On the technology front, Holub helped her fiancé create their own custom business in manure injection, she said. Instead of hauling manure and dumping it right on top of the crops, they run hoses throughout the fields where manure gets injected six inches into the ground. The process improves nutrient retention, prevents manure runoff into waterways and reduces odor.
"This is beneficial in many ways. You get better nutrient retention going directly into the ground versus spreading on top. It's also environmentally safe," Holub said. "It's modern technology ... we are one of the first ones in our area to do it, so we're getting a lot of farmers, they've never heard of it or they have heard of it, but they haven't been able to try it."

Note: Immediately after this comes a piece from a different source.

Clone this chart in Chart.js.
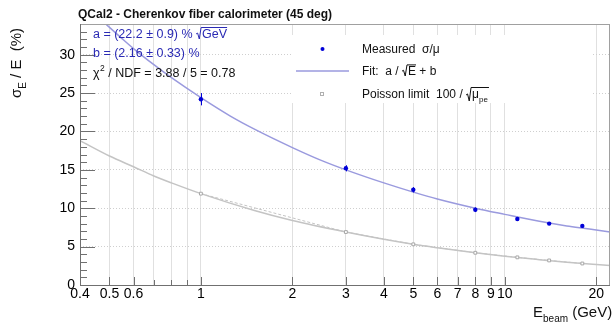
<!DOCTYPE html>
<html>
<head>
<meta charset="utf-8">
<script src="https://cdn.jsdelivr.net/npm/chart.js@4.4.0/dist/chart.umd.min.js"></script>
<style>
  html, body { margin: 0; padding: 0; background: #fff; }
</style>
</head>
<body>
<canvas id="chart" width="615" height="323"></canvas>
<script>
// beam energies (GeV) and measured resolution (%)
const energies = [1, 3, 5, 8, 11, 14, 18];
const measured = [24.2, 15.2, 12.4, 9.8, 8.6, 8.0, 7.7];
const measuredErr = [0.8, 0.4, 0.35, 0.3, 0.25, 0.2, 0.25];
// Poisson limit points
const poisson = [11.9, 6.9, 5.3, 4.2, 3.6, 3.2, 2.8];

// fit curve
const fitE = [0.48, 0.55, 0.6, 0.7, 0.8, 1, 1.25, 1.5, 2, 2.5, 3, 4, 5, 6, 8, 10, 13, 16, 19, 22.2];
const fitVals = [34.2, 32.1, 30.8, 28.7, 27.0, 24.4, 22.0, 20.3, 17.9, 16.2, 15.0, 13.3, 12.1, 11.2, 10.0, 9.2, 8.3, 7.7, 7.3, 6.9];
// Poisson limit curve
const poisE = [0.4, 0.5, 0.6, 0.7, 0.8, 1, 1.5, 2, 3, 4, 5, 6, 8, 10, 13, 16, 19, 22.2];
const poisVals = [18.8, 16.8, 15.4, 14.2, 13.3, 11.9, 9.7, 8.4, 6.9, 5.95, 5.3, 4.85, 4.2, 3.75, 3.3, 2.97, 2.73, 2.53];

const xTicks = [0.4, 0.5, 0.6, 0.7, 0.8, 0.9, 1, 2, 3, 4, 5, 6, 7, 8, 9, 10, 20];
const xLabels = [0.4, 0.5, 0.6, 1, 2, 3, 4, 5, 6, 7, 8, 9, 10, 20];
const yTicks = [0, 5, 10, 15, 20, 25, 30];
const yMinor = [1, 2, 3, 4, 6, 7, 8, 9, 11, 12, 13, 14, 16, 17, 18, 19, 21, 22, 23, 24, 26, 27, 28, 29, 31, 32, 33];

const fam = "'Liberation Sans', Arial, Helvetica, sans-serif";
const blue = '#0000d8';
const fitColor = '#9a9ade';
const grey = '#c4c4c4';

function pts(xs, ys) {
  return xs.map((x, i) => ({ x: x, y: ys[i] }));
}

// text with a subscript, returns end x
function subText(ctx, x, y, main, sub, size) {
  ctx.font = size + 'px ' + fam;
  ctx.fillText(main, x, y);
  x += ctx.measureText(main).width;
  ctx.font = Math.round(size * 0.68) + 'px ' + fam;
  ctx.fillText(sub, x, y + size * 0.3);
  return x + ctx.measureText(sub).width;
}

// radical sign with overline of given width
function radical(ctx, x, y, h, w) {
  ctx.beginPath();
  ctx.moveTo(x, y - h * 0.45);
  ctx.lineTo(x + 1.5, y - h * 0.55);
  ctx.lineTo(x + 3.2, y + 1);
  ctx.lineTo(x + 5, y - h - 1.5);
  ctx.lineTo(x + 6 + w, y - h - 1.5);
  ctx.stroke();
  return x + 6;
}

const rootStyle = {
  id: 'rootStyle',
  beforeDatasetsDraw(chart) {
    const ctx = chart.ctx;
    // legend box hides grid
    ctx.save();
    ctx.fillStyle = '#fff';
    ctx.fillRect(291, 35, 302, 68);
    ctx.restore();
  },
  afterDatasetsDraw(chart) {
    const ctx = chart.ctx;
    const xs = chart.scales.x, ys = chart.scales.y;
    ctx.save();
    ctx.strokeStyle = blue;
    ctx.lineWidth = 1;
    energies.forEach((e, i) => {
      const px = Math.round(xs.getPixelForValue(e)) + 0.5;
      ctx.beginPath();
      ctx.moveTo(px, ys.getPixelForValue(measured[i] - measuredErr[i]));
      ctx.lineTo(px, ys.getPixelForValue(measured[i] + measuredErr[i]));
      ctx.stroke();
    });
    ctx.restore();
  },
  afterDraw(chart) {
    const ctx = chart.ctx;
    const a = chart.chartArea;
    const xs = chart.scales.x, ys = chart.scales.y;
    ctx.save();

    // frame
    ctx.strokeStyle = '#a0a0a0';
    ctx.lineWidth = 1;
    ctx.strokeRect(a.left + 0.5, a.top + 0.5, a.right - a.left - 1, a.bottom - a.top);
    ctx.strokeStyle = '#707070';
    ctx.beginPath();
    ctx.moveTo(a.left + 0.5, a.top);
    ctx.lineTo(a.left + 0.5, a.bottom + 0.5);
    ctx.lineTo(a.right, a.bottom + 0.5);
    ctx.stroke();

    // ticks inside the frame
    ctx.beginPath();
    xTicks.forEach(v => {
      const px = Math.round(xs.getPixelForValue(v)) + 0.5;
      ctx.moveTo(px, a.bottom);
      ctx.lineTo(px, a.bottom - (xLabels.includes(v) ? 8 : 5));
    });
    yTicks.forEach(v => {
      const py = Math.round(ys.getPixelForValue(v)) + 0.5;
      ctx.moveTo(a.left, py);
      ctx.lineTo(a.left + 15, py);
    });
    yMinor.forEach(v => {
      const py = Math.round(ys.getPixelForValue(v)) + 0.5;
      ctx.moveTo(a.left, py);
      ctx.lineTo(a.left + 7, py);
    });
    ctx.stroke();

    // title
    ctx.fillStyle = '#111';
    ctx.textBaseline = 'alphabetic';
    ctx.textAlign = 'left';
    ctx.font = 'bold 12px ' + fam;
    ctx.fillText('QCal2 - Cherenkov fiber calorimeter (45 deg)', 78, 18);

    // axis titles
    let x = subText(ctx, 533, 317, 'E', 'beam', 15);
    ctx.font = '15px ' + fam;
    ctx.fillText(' (GeV)', x, 317);

    ctx.save();
    ctx.translate(21, 98);
    ctx.rotate(-Math.PI / 2);
    x = subText(ctx, 0, 0, '\u03c3', 'E', 15);
    ctx.font = '15px ' + fam;
    ctx.fillText(' / E  (%)', x, 0);
    ctx.restore();

    // fit parameters
    ctx.fillStyle = '#2a2ab4';
    ctx.strokeStyle = '#2a2ab4';
    ctx.lineWidth = 1;
    ctx.font = '12.5px ' + fam;
    let s = 'a = (22.2 \u00b1 0.9) % ';
    ctx.fillText(s, 93, 38);
    x = 93 + ctx.measureText(s).width;
    let w = ctx.measureText('GeV').width;
    x = radical(ctx, x, 38, 9, w);
    ctx.fillText('GeV', x, 38);
    ctx.fillText('b = (2.16 \u00b1 0.33) %', 93, 57);
    ctx.fillStyle = '#111';
    ctx.fillText('\u03c7', 93, 77);
    x = 93 + ctx.measureText('\u03c7').width;
    ctx.font = '8.5px ' + fam;
    ctx.fillText('2', x + 0.5, 71);
    x += ctx.measureText('2').width + 0.5;
    ctx.font = '12.5px ' + fam;
    ctx.fillText(' / NDF = 3.88 / 5 = 0.78', x, 77);

    // legend
    ctx.fillStyle = blue;
    ctx.beginPath();
    ctx.arc(322.5, 49, 2, 0, Math.PI * 2);
    ctx.fill();
    ctx.strokeStyle = fitColor;
    ctx.lineWidth = 1.5;
    ctx.beginPath();
    ctx.moveTo(296, 71);
    ctx.lineTo(349, 71);
    ctx.stroke();
    ctx.strokeStyle = '#b0b0b0';
    ctx.lineWidth = 1;
    ctx.strokeRect(320.5, 92.5, 3, 3);

    ctx.fillStyle = '#111';
    ctx.strokeStyle = '#111';
    ctx.font = '12px ' + fam;
    ctx.fillText('Measured  \u03c3/\u03bc', 362, 53);
    s = 'Fit:  a / ';
    ctx.fillText(s, 362, 75);
    x = 362 + ctx.measureText(s).width;
    w = ctx.measureText('E').width;
    x = radical(ctx, x, 75, 8.6, w);
    ctx.fillText('E', x, 75);
    x += w;
    ctx.fillText(' + b', x, 75);
    s = 'Poisson limit  100 / ';
    ctx.fillText(s, 362, 98);
    x = 362 + ctx.measureText(s).width;
    ctx.font = '8px ' + fam;
    w = ctx.measureText('\u03bc').width + ctx.measureText('pe').width + 2;
    ctx.font = '12px ' + fam;
    w = ctx.measureText('\u03bc').width + 10;
    x = radical(ctx, x, 100, 11, w);
    subText(ctx, x, 98, '\u03bc', 'pe', 12);

    ctx.restore();
  }
};

new Chart(document.getElementById('chart'), {
  type: 'scatter',
  data: {
    datasets: [
      {
        label: 'Measured',
        data: pts(energies, measured),
        showLine: false,
        pointRadius: 2.2,
        pointBackgroundColor: blue,
        pointBorderColor: blue,
        pointBorderWidth: 0
      },
      {
        label: 'Fit',
        data: pts(fitE, fitVals),
        showLine: true,
        borderColor: fitColor,
        borderWidth: 1.5,
        pointRadius: 0,
        cubicInterpolationMode: 'monotone'
      },
      {
        label: 'Poisson points',
        data: pts(energies, poisson),
        showLine: true,
        borderColor: grey,
        borderWidth: 1,
        borderDash: [3, 2],
        pointStyle: 'rect',
        pointRadius: 2,
        pointBackgroundColor: '#fff',
        pointBorderColor: '#a8a8a8',
        pointBorderWidth: 1
      },
      {
        label: 'Poisson limit',
        data: pts(poisE, poisVals),
        showLine: true,
        borderColor: grey,
        borderWidth: 1.5,
        pointRadius: 0,
        cubicInterpolationMode: 'monotone'
      }
    ]
  },
  options: {
    responsive: false,
    animation: false,
    devicePixelRatio: 1,
    layout: { padding: { top: 24, right: 2, left: 0, bottom: 0 } },
    plugins: {
      legend: { display: false },
      tooltip: { enabled: false },
      title: { display: false }
    },
    scales: {
      x: {
        type: 'logarithmic',
        min: 0.4,
        max: 22.2,
        afterBuildTicks: s => { s.ticks = xTicks.map(v => ({ value: v })); },
        afterFit: s => { s.height = 38; },
        grid: { color: '#e0e0e0', lineWidth: 1, drawTicks: false },
        border: { display: false },
        ticks: {
          autoSkip: false,
          maxRotation: 0,
          minRotation: 0,
          padding: 1,
          color: '#000',
          font: { family: fam, size: 14 },
          callback: v => xLabels.includes(v) ? String(v) : ''
        }
      },
      y: {
        type: 'linear',
        min: 0,
        max: 34,
        afterBuildTicks: s => { s.ticks = yTicks.map(v => ({ value: v })); },
        afterFit: s => { s.width = 80; },
        grid: { color: '#cfcfcf', lineWidth: 1, drawTicks: false },
        border: { display: false, dash: [1, 2] },
        ticks: {
          padding: 5,
          color: '#000',
          font: { family: fam, size: 14 }
        }
      }
    }
  },
  plugins: [rootStyle]
});
</script>
</body>
</html>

There's also a growing number of management opportunities for women in ag, some of which are office jobs for those who don't want to get their hands too dirty, Nelson said. She added that human resources and employee management are becoming an especially big part of farms as they grow bigger and bigger over the years.
"Management in the agricultural community doesn't just mean hands-on in the dirt. There are plenty of opportunities for HR," Nelson said. "As operations get bigger, those opportunities for those individuals to manage the employees and different things. ... With time, there will be a bigger need for an HR manager."
Fitzgerald said it's important for women, especially young women, to remind themselves that they belong in management spaces even when others shut them out, intentionally or unintentionally.
You're constantly telling them, why wasn't I in that meeting? And why wasn't I involved with this decision? Why are you putting me in these positions if you don't trust my opinion?" Fitzgerald said. "Sometimes they don't know any better and it's second nature – a lot of the times it's unintentional. But I think it's (important) having those people in your life that are reminding you that you deserve that position that you deserve the responsibilities that you have.